I realized that I used to be a really emotional person. If you think I'm emotional now, you should have seen how I was when I was kid. Yes I know I'm still a kid to some people, but I'm an adult by law even if my face is stuck in the tween stage. When I was little, I use to be really how should I say, 'gedik' is the malay term in english, hurm 'bimbotic' in a sense. I was a girly girl. Loved all the princess thingy, pink and BLAH you named it.
In primary school I remembered I wanted to be liked and to be popular and all. So I hanged with the 'cool' kids for awhile and then they just decided to kicked me out. I was disposable. I can't remember whether I was hurt, frankly I don't remember anything in primary school life. I didn't have a long lasting friendships in school; I had my neighborhood friends. I was a too good of a friend and people had took advantage of my friendship. I guessed after that I started to be more picky about friends. Not sure though, because I'm not scarred by any memories or betrayed so badly that I want to die.But I was very loyal to my friends.

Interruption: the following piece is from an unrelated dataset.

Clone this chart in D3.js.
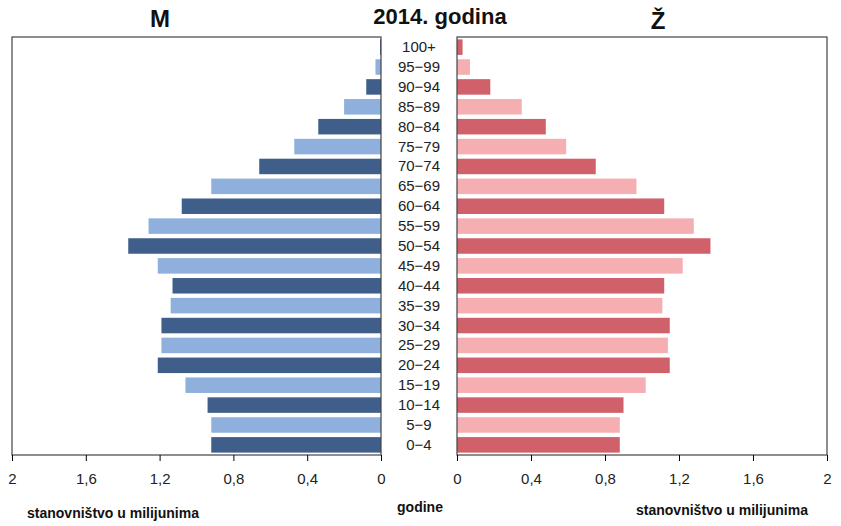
<!DOCTYPE html>
<html><head><meta charset="utf-8">
<script src="https://cdn.jsdelivr.net/npm/d3@7"></script>
<style>body{margin:0;background:#fff}text{font-family:"Liberation Sans",Arial,sans-serif}</style>
</head><body><svg id="c" width="841" height="526"></svg>
<script>
// age groups from youngest to oldest
const ages=["0\u22124","5\u22129","10\u221214","15\u221219","20\u221224","25\u221229","30\u221234","35\u221239","40\u221244","45\u221249","50\u221254","55\u221259","60\u221264","65\u221269","70\u221274","75\u221279","80\u221284","85\u221289","90\u221294","95\u221299","100+"];
const male=[0.92,0.92,0.94,1.06,1.21,1.19,1.19,1.14,1.13,1.21,1.37,1.26,1.08,0.92,0.66,0.47,0.34,0.20,0.08,0.03,0.005];
const female=[0.88,0.88,0.90,1.02,1.15,1.14,1.15,1.11,1.12,1.22,1.37,1.28,1.12,0.97,0.75,0.59,0.48,0.35,0.18,0.07,0.03];
const ticks=[0,0.4,0.8,1.2,1.6,2];

const svg=d3.select("#c");
const yTop=37,yBot=455;
const xl=d3.scaleLinear().domain([0,2]).range([381,12]);
const xr=d3.scaleLinear().domain([0,2]).range([457,827]);
const y=d3.scaleBand().domain(ages).range([yBot,yTop]).paddingInner(0.22).paddingOuter(0.12);
const fmt=d=>String(d).replace(".",",");

svg.selectAll(".m").data(ages).enter().append("rect")
  .attr("x",(d,i)=>xl(male[i])).attr("y",d=>y(d)).attr("height",y.bandwidth())
  .attr("width",(d,i)=>xl(0)-xl(male[i])).attr("fill",(d,i)=>i%2?"#8fb0dc":"#3f5f8a");
svg.selectAll(".f").data(ages).enter().append("rect")
  .attr("x",xr(0)).attr("y",d=>y(d)).attr("height",y.bandwidth())
  .attr("width",(d,i)=>xr(female[i])-xr(0)).attr("fill",(d,i)=>i%2?"#f5aeb1":"#d0606a");

[[xl,12,381],[xr,457,827]].forEach(([s,a,b])=>{
  svg.append("rect").attr("x",a).attr("y",yTop).attr("width",b-a).attr("height",yBot-yTop)
    .attr("fill","none").attr("stroke","#444").attr("stroke-width",1.2);
  svg.append("g").attr("transform",`translate(0,${yBot})`)
    .call(d3.axisBottom(s).tickValues(ticks).tickFormat(fmt).tickSize(6))
    .call(g=>{g.select(".domain").remove();g.selectAll("text").attr("font-size",15).attr("fill","#222").attr("dy","1.3em");});
});

svg.selectAll(".lab").data(ages).enter().append("text")
  .attr("x",419).attr("y",d=>y(d)+y.bandwidth()/2+5).attr("text-anchor","middle")
  .attr("font-size",15).attr("fill","#222").text(d=>d);

const t=(x,yy,s,txt,w)=>svg.append("text").attr("x",x).attr("y",yy).attr("text-anchor","middle")
  .attr("font-size",s).attr("font-weight",w||"bold").attr("fill","#111").text(txt);
t(160,27,24,"M");t(440,24,22,"2014. godina");t(658,29,24,"Ž");
t(113,518,14,"stanovništvo u milijunima");t(420,512,14,"godine");t(722,515,14,"stanovništvo u milijunima");
</script></body></html>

And now popularity means nothing to me, I cringe at remembering my shallow 9 year old self. But I was 9! Now I can positively say that I am very happy with how I pick my friends. I am friends with people generally but I have few close friends. And I like being my awkward self though I need to work on my confidence but that could improve! Right? Right?! I'm not into all the pinks anymore, now I'm really a tom boy haha. Even though I might be the most coward tomboy ever. I talk the talk but I really don't walk the walk.HAH.What you see is what you get. I'm sometimes nice but I can be mean. Like any other person I had my good and bad days. I hope to relinquish the negatives, so if I ever did anything bad or said something that hurt your feelings. I'm sorry, I really am.
I actually didn't want to sleep, so I wrote this post.